→ **PROBLEM**
Return the lines that follow, exactly as they appear, from the first through the one containing "const rightShortTops = [1835, 1840, 1840, 1845];"; no pictures are to be included.
--- begin SUPPLIED ENTRIES ---
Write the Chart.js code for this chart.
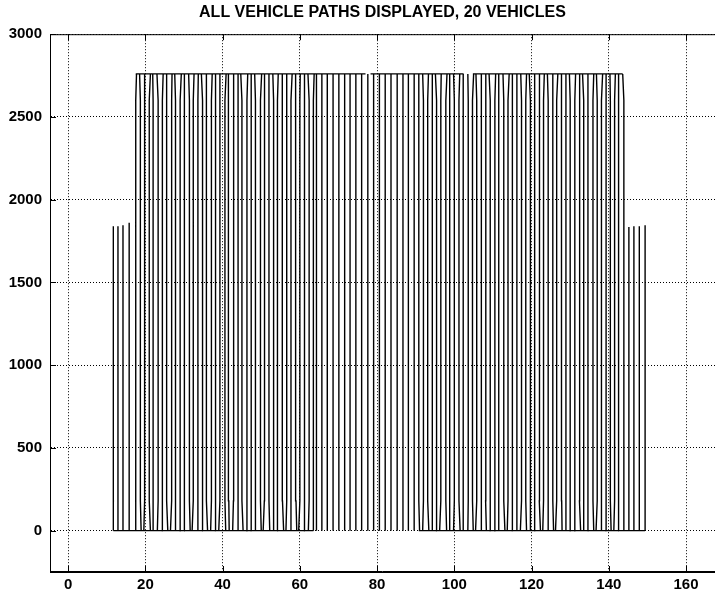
<!DOCTYPE html>
<html lang="en">
<head>
<meta charset="UTF-8">
<title>All vehicle paths</title>
<script src="https://cdn.jsdelivr.net/npm/chart.js"></script>
<style>
  html, body { margin: 0; padding: 0; background: #fff; }
  #wrap { width: 715px; height: 592px; }
</style>
</head>
<body>
<div id="wrap"><canvas id="paths"></canvas></div>
<script>
const TITLE = 'ALL VEHICLE PATHS DISPLAYED, 20 VEHICLES';
const xTicks = [0, 20, 40, 60, 80, 100, 120, 140, 160];
const yTicks = [0, 500, 1000, 1500, 2000, 2500, 3000];

const turnTop = 2760;
const turnBottom = 0;
const bendTop = 2600;
const bendBottom = 180;

// short sweeps on both flanks
const leftShortLanes = [11.7, 12.9, 14.2, 15.8];
const leftShortTops = [1840, 1840, 1845, 1860];
const rightShortLanes = [145.2, 146.5, 147.9, 149.4];
const rightShortTops = [1835, 1840, 1840, 1845];

// full-height lanes, west block / straight middle block / east block
const lanesWest = [17.5, 18.7, 19.8, 21.0, 22.0, 23.3, 24.4, 25.5, 26.8, 27.8, 29.0, 30.1,
  31.4, 32.4, 33.6, 34.8, 35.8, 37.1, 38.2, 39.3, 40.6, 41.6, 42.8, 44.0, 45.0, 46.3, 47.4,
  48.5, 49.8, 50.8, 52.0, 53.2, 54.2, 55.5, 56.6, 57.7, 59.0, 60.0, 61.2, 62.4, 63.5];
const lanesMiddle = [64.3, 65.7, 67.1, 68.6, 70.1, 71.6, 73.0, 74.5, 76.0, 77.6, 79.1, 80.6,
  82.1, 83.6, 85.2, 86.7, 88.1, 89.6];
const lanesEast = [90.8, 92.0, 93.1, 94.3, 95.4, 96.5, 97.8, 98.8, 100.0, 101.2, 102.3, 103.6,
  104.7, 105.8, 107.0, 108.1, 109.3, 110.5, 111.5, 112.8, 113.9, 115.0, 116.2, 117.4, 118.5,
  119.7, 120.8, 122.0, 123.1, 124.3, 125.5, 126.5, 127.8, 128.9, 130.0, 131.2, 132.4, 133.5,
  134.6, 135.9, 137.0, 138.1, 139.3, 140.4, 141.5, 142.6, 143.9];

// sideways drift of each lane where it meets the bottom / top turn (x units)
const leanWestBottom = [0, 0.2, -0.2, 0.3, 0, -0.2, 0.1, 0.3, -0.3, 0, 0.2, -0.1, 0.2, -0.3,
  0, 0.1, 0.3, -0.2, 0, -0.3, 0.2, 0.1, -0.2, 0, 0.3, -0.2, 0.1, 0, 0.2, -0.3, 0.2, 0, -0.1,
  0.3, -0.2, 0, 0.2, -0.3, 0.1, -0.2, 0];
const leanWestTop = [0.2, -0.2, 0, 0.3, -0.1, -0.3, 0.2, 0, 0.1, -0.2, 0.3, 0, -0.2, 0.2,
  0.1, -0.3, 0, 0.2, -0.1, 0, 0.3, -0.2, 0.1, 0, -0.3, 0.2, 0, -0.2, 0.3, 0.1, 0, -0.2, 0.2,
  -0.1, 0, 0.3, -0.2, 0.1, 0, -0.3, 0.2];
const leanEastBottom = [0.2, -0.2, 0.3, 0, 0.1, -0.3, 0.2, 0, -0.2, 0.3, 0, -0.1, 0.2, -0.3,
  0, 0.2, 0.1, -0.2, 0, 0.3, -0.2, 0.1, 0, -0.3, 0.2, 0, -0.1, 0.3, -0.2, 0, 0.2, -0.3, 0.1,
  0, 0.2, -0.2, 0.3, 0, -0.1, 0.2, -0.3, 0, 0.1, 0.2, -0.2, 0, 0];
const leanEastTop = [0, -0.2, 0.2, 0, -0.3, 0.1, 0.3, 0, -0.2, 0.2, 0, -0.1, 0.3, -0.2, 0,
  0.1, -0.3, 0.2, 0, -0.2, 0.3, 0.1, 0, -0.2, 0.2, -0.3, 0, 0.1, 0.2, -0.2, 0, 0.3, -0.1, 0,
  -0.2, 0.2, 0.1, -0.3, 0, 0.2, -0.2, 0.3, 0, -0.1, 0.2, -0.2, -0.3];

// continuous turn lines along the top and bottom
const topEdges = [[17.5, 77.0], [78.3, 102.4], [104.8, 143.6]];
const bottomEdges = [[11.7, 63.5], [90.8, 149.4]];

function verticals(lanes, tops, leanB, leanT) {
  const pts = [];
  lanes.forEach((x, i) => {
    const top = Array.isArray(tops) ? tops[i] : tops;
    if (leanB) {
      pts.push({x: x + leanB[i], y: turnBottom}, {x: x, y: bendBottom},
               {x: x, y: bendTop}, {x: x + leanT[i], y: top});
    } else {
      pts.push({x: x, y: turnBottom}, {x: x, y: top});
    }
    pts.push({x: x, y: null});
  });
  return pts;
}

function edges(list, y) {
  const pts = [];
  list.forEach(e => pts.push({x: e[0], y: y}, {x: e[1], y: y}, {x: e[1], y: null}));
  return pts;
}

const pathData = [].concat(
  verticals(leftShortLanes, leftShortTops),
  verticals(lanesWest, turnTop, leanWestBottom, leanWestTop),
  verticals(lanesMiddle, turnTop),
  verticals(lanesEast, turnTop, leanEastBottom, leanEastTop),
  verticals(rightShortLanes, rightShortTops)
);
const edgeData = [].concat(edges(topEdges, turnTop), edges(bottomEdges, turnBottom));

const framePlugin = {
  id: 'frame',
  afterDatasetsDraw(chart) {
    const {ctx, chartArea: a, scales: {x, y}} = chart;
    ctx.save();
    ctx.strokeStyle = '#000';
    ctx.lineWidth = 1;
    ctx.beginPath();
    ctx.moveTo(a.left + 0.5, a.bottom - 0.5);
    ctx.lineTo(a.left + 0.5, a.top + 0.5);
    ctx.lineTo(a.right, a.top + 0.5);
    ctx.moveTo(a.left, a.bottom - 0.5);
    ctx.lineTo(a.right, a.bottom - 0.5);
    xTicks.forEach(v => {
      const px = Math.round(x.getPixelForValue(v)) + 0.5;
      ctx.moveTo(px, a.bottom); ctx.lineTo(px, a.bottom - 6);
      ctx.moveTo(px, a.top); ctx.lineTo(px, a.top + 6);
    });
    yTicks.forEach(v => {
      const py = Math.round(y.getPixelForValue(v)) + 0.5;
      ctx.moveTo(a.left, py); ctx.lineTo(a.left + 6, py);
    });
    ctx.stroke();
    ctx.restore();
  }
};

const lineStyle = {
  showLine: true,
  borderColor: '#000',
  borderWidth: 1.4,
  pointRadius: 0,
  spanGaps: false,
  tension: 0
};

const tickFont = { family: 'Liberation Sans', size: 15, weight: 'bold' };

new Chart(document.getElementById('paths'), {
  type: 'scatter',
  data: {
    datasets: [
      Object.assign({label: 'lanes', data: pathData}, lineStyle),
      Object.assign({label: 'turns', data: edgeData}, lineStyle)
    ]
  },
  options: {
    responsive: true,
    maintainAspectRatio: false,
    animation: false,
    layout: { padding: 0 },
    plugins: {
      legend: { display: false },
      tooltip: { enabled: false },
      title: {
        display: true,
        text: TITLE,
        fullSize: false,
        color: '#000',
        font: { family: 'Liberation Sans', size: 16, weight: 'bold' },
        padding: { top: 3, bottom: 12 }
      }
    },
    scales: {
      x: {
        type: 'linear',
        min: -4.7,
        max: 167.5,
        afterBuildTicks: s => { s.ticks = xTicks.map(v => ({value: v})); },
        afterFit: s => { s.height = 20; },
        ticks: {
          color: '#000',
          padding: 4,
          maxRotation: 0,
          font: tickFont,
          callback: v => String(v)
        },
        grid: { color: '#000', lineWidth: 1, drawTicks: false },
        border: { display: true, color: '#000', width: 1, dash: [1, 2] }
      },
      y: {
        type: 'linear',
        min: -250,
        max: 3000,
        afterBuildTicks: s => { s.ticks = yTicks.map(v => ({value: v})); },
        afterFit: s => { s.width = 50; },
        ticks: {
          color: '#000',
          padding: 8,
          font: tickFont,
          callback: v => String(v)
        },
        grid: { color: '#000', lineWidth: 1, drawTicks: false },
        border: { display: true, color: '#000', width: 1, dash: [1, 2] }
      }
    }
  },
  plugins: [framePlugin]
});
</script>
</body>
</html>
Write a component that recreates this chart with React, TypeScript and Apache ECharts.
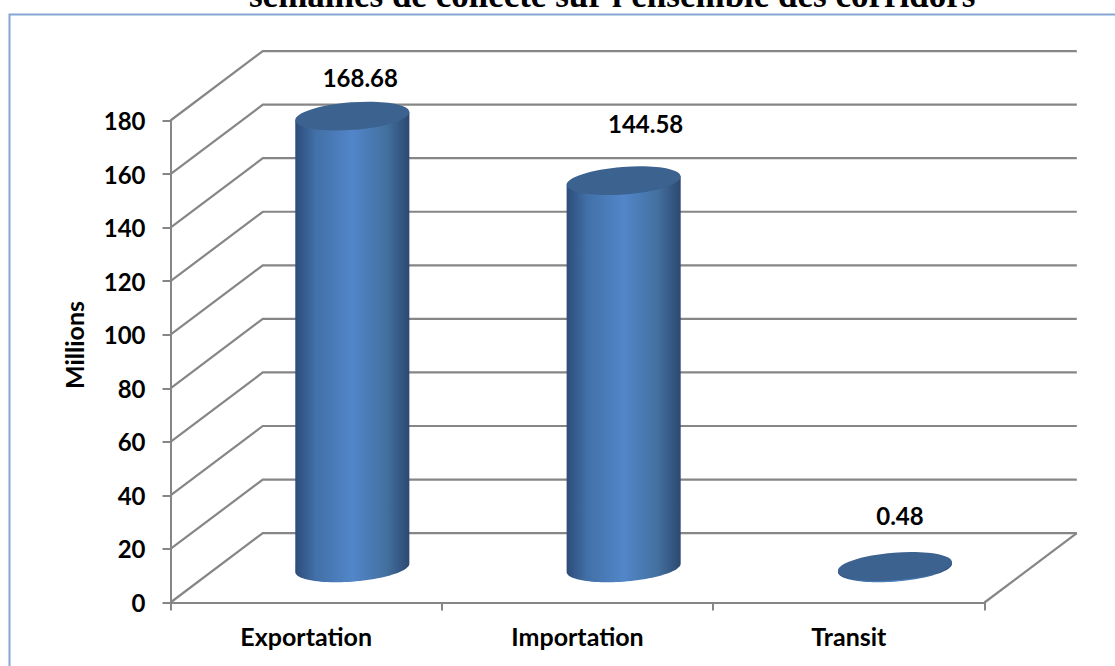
import React, { useEffect, useRef } from "react";
import * as echarts from "echarts";

const titleText = "semaines de collecte sur l'ensemble des corridors";
const axisName = "Millions";
const categories = ["Exportation", "Importation", "Transit"];
const values = [168.68, 144.58, 0.48];
const valueLabels = ["168.68", "144.58", "0.48"];
const yTicks = [0, 20, 40, 60, 80, 100, 120, 140, 160, 180];

const labelShift = [[8, -39], [22, -57], [5, -51]];
const DEPTH_X = 92.3;
const DEPTH_Y = 69.4;
const RX = 57.2;
const RY = 13.8;
const TILT = (4.47 * Math.PI) / 180;
const GRID = "#868686";
const FONT = "Lato, sans-serif";

export default function App() {
  const ref = useRef<HTMLDivElement>(null);
  useEffect(() => {
    document.body.style.margin = "0";
    document.body.style.overflow = "hidden";
    const chart = echarts.init(ref.current!, undefined, { renderer: "svg" });
    const bodyFill = new echarts.graphic.LinearGradient(0, 0, 1, 0, [
      { offset: 0, color: "#2d4c7a" },
      { offset: 0.18, color: "#4270a8" },
      { offset: 0.5, color: "#5286c9" },
      { offset: 0.8, color: "#43709f" },
      { offset: 1, color: "#2c4870" },
    ]);
    const ellipsePoint = (cx: number, cy: number, t: number) => [
      cx + RX * Math.cos(t) * Math.cos(TILT) + RY * Math.sin(t) * Math.sin(TILT),
      cy - RX * Math.cos(t) * Math.sin(TILT) + RY * Math.sin(t) * Math.cos(TILT),
    ];
    chart.setOption({
      animation: false,
      title: {
        text: titleText,
        left: 244,
        top: -27,
        textStyle: { fontFamily: "'Liberation Serif', serif", fontWeight: "bold", fontSize: 35, color: "#000" },
      },
      graphic: [
        {
          type: "rect",
          z: -1,
          shape: { x: 9.5, y: 14.5, width: 1300, height: 900 },
          style: { fill: "none", stroke: "#85a5d2", lineWidth: 2 },
        },
      ],
      grid: { left: 170.5, right: 130.5, top: 120.5, bottom: 63.5 },
      tooltip: { show: false },
      xAxis: {
        type: "category",
        data: categories,
        axisLine: { lineStyle: { color: GRID, width: 2 } },
        axisTick: { show: true, length: 8, lineStyle: { color: GRID, width: 2 } },
        axisLabel: { fontFamily: FONT, fontWeight: "bold", fontSize: 25, color: "#000", margin: 21 },
      },
      yAxis: {
        type: "value",
        min: 0,
        max: 180,
        interval: 20,
        name: axisName,
        nameLocation: "middle",
        nameGap: 84,
        nameTextStyle: { fontFamily: FONT, fontWeight: "bold", fontSize: 25, color: "#000", padding: [0, 0, 0, 33] },
        axisLine: { show: true, lineStyle: { color: GRID, width: 2 } },
        axisTick: { show: true, length: 8, lineStyle: { color: GRID, width: 2 } },
        axisLabel: { fontFamily: FONT, fontWeight: "bold", fontSize: 24, color: "#000", margin: 25 },
        splitLine: { show: false },
      },
      series: [
        {
          type: "custom",
          name: "walls",
          z: 1,
          silent: true,
          encode: { x: 0, y: 1 },
          data: yTicks.map((t) => [0, t]),
          renderItem: (params: any, api: any) => {
            const cs = params.coordSys;
            const y = api.coord([0, api.value(1)])[1];
            const lineStyle = { stroke: GRID, lineWidth: 2.2, fill: "none" };
            const children: any[] = [
              {
                type: "polyline",
                shape: {
                  points: [
                    [cs.x, y],
                    [cs.x + DEPTH_X, y - DEPTH_Y],
                    [cs.x + cs.width + DEPTH_X, y - DEPTH_Y],
                  ],
                },
                style: lineStyle,
              },
            ];
            if (api.value(1) === 0) {
              children.push({
                type: "line",
                shape: {
                  x1: cs.x + cs.width,
                  y1: y,
                  x2: cs.x + cs.width + DEPTH_X,
                  y2: y - DEPTH_Y,
                },
                style: lineStyle,
              });
            }
            return { type: "group", children };
          },
        },
        {
          type: "custom",
          name: "cylinders",
          z: 2,
          silent: true,
          encode: { x: 0, y: 1 },
          data: values.map((v, i) => [i, v]),
          renderItem: (params: any, api: any) => {
            const i = params.dataIndex;
            const top = api.coord([i, api.value(1)]);
            const base = api.coord([i, 0]);
            const cx = top[0] + DEPTH_X / 2;
            const yTop = top[1] - DEPTH_Y / 2;
            const yBase = base[1] - DEPTH_Y / 2;
            const t0 = Math.atan2(RY * Math.sin(TILT), RX * Math.cos(TILT));
            const pts: number[][] = [];
            for (let k = 0; k <= 48; k++) {
              pts.push(ellipsePoint(cx, yBase, t0 + (Math.PI * k) / 48));
            }
            pts.push(ellipsePoint(cx, yTop, t0 + Math.PI));
            pts.push(ellipsePoint(cx, yTop, t0));
            return {
              type: "group",
              children: [
                { type: "polygon", shape: { points: pts }, style: { fill: bodyFill } },
                {
                  type: "ellipse",
                  x: cx,
                  y: yTop,
                  rotation: TILT,
                  shape: { cx: 0, cy: 0, rx: RX, ry: RY },
                  style: { fill: "#3c628f" },
                },
                {
                  type: "text",
                  x: cx + labelShift[i][0],
                  y: yTop + labelShift[i][1],
                  style: {
                    text: valueLabels[i],
                    fontFamily: FONT,
                    fontWeight: "bold",
                    fontSize: 24,
                    fill: "#000",
                    align: "center",
                    verticalAlign: "middle",
                  },
                },
              ],
            };
          },
        },
      ],
    });
    return () => chart.dispose();
  }, []);
  return <div ref={ref} style={{ width: 1115, height: 666, background: "#fff" }} />;
}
--- end SUPPLIED ENTRIES ---
→ **ANSWER TO THE PROBLEM**
Write the Chart.js code for this chart.
<!DOCTYPE html>
<html lang="en">
<head>
<meta charset="UTF-8">
<title>All vehicle paths</title>
<script src="https://cdn.jsdelivr.net/npm/chart.js"></script>
<style>
  html, body { margin: 0; padding: 0; background: #fff; }
  #wrap { width: 715px; height: 592px; }
</style>
</head>
<body>
<div id="wrap"><canvas id="paths"></canvas></div>
<script>
const TITLE = 'ALL VEHICLE PATHS DISPLAYED, 20 VEHICLES';
const xTicks = [0, 20, 40, 60, 80, 100, 120, 140, 160];
const yTicks = [0, 500, 1000, 1500, 2000, 2500, 3000];

const turnTop = 2760;
const turnBottom = 0;
const bendTop = 2600;
const bendBottom = 180;

// short sweeps on both flanks
const leftShortLanes = [11.7, 12.9, 14.2, 15.8];
const leftShortTops = [1840, 1840, 1845, 1860];
const rightShortLanes = [145.2, 146.5, 147.9, 149.4];
const rightShortTops = [1835, 1840, 1840, 1845];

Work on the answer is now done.